A little while longer and the Vegas skyline came into view. We drove right onto the Strip, jaws on the floor as we ogled the shear extravagance of the city. Before we knew it, we were checked into our hotel, beer was purchased, and we were already hitting the town. However, because of all the excitement of the day (summit, desert, Paducah, Vegas!), we neglected to eat any food. This will continue well into the next day...

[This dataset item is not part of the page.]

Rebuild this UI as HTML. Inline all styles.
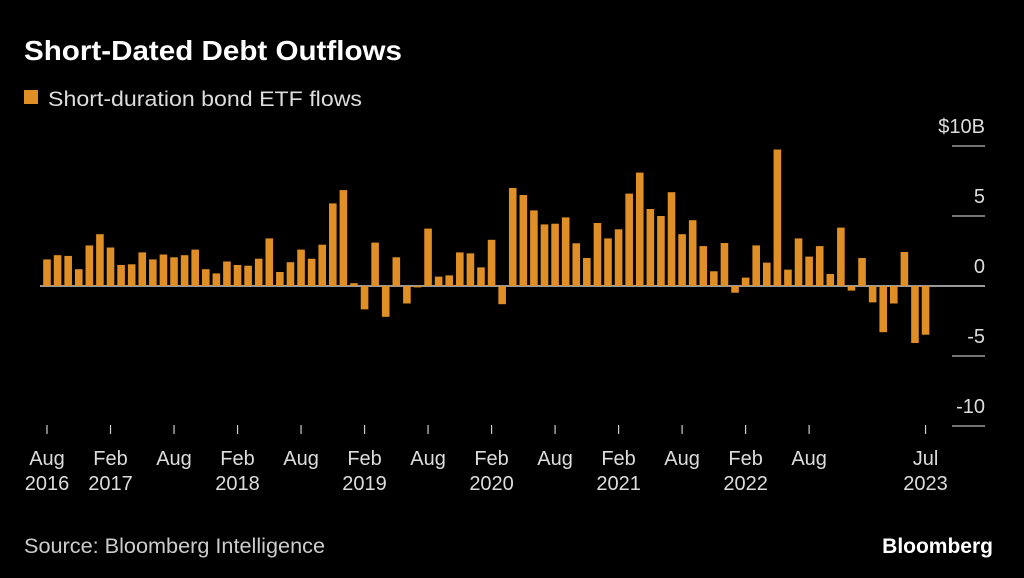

So we go to the first casino we see and order a round of Jager Bombs. Jager for two reasons: One, it is the best liqueur ever made. Two, we needed a little wake-up after the drive. We were also under the impression that it was cheap to drink in Vegas. Well, when the bartender said "that is $11 apiece" we thought we must have truly misheard him. Apparently not. Well, we coughed it up and hit the casino floor a little miffed. Oh well, that was soon forgotten when we learned the secret to Vegas: nickel and penny slots. Why, you ask? Well, because if you are gambling, the waitresses will bring you FREE drinks. Don't go to the bar to drink, they want you to gamble. Well, now that the cat was out of the bag, we drank for cheap the rest of the night, until I left for the Hooters casino, won a few bucks there, then jumped a few fences through construction sites and evaded some police to make my way back to the hotel to pass out.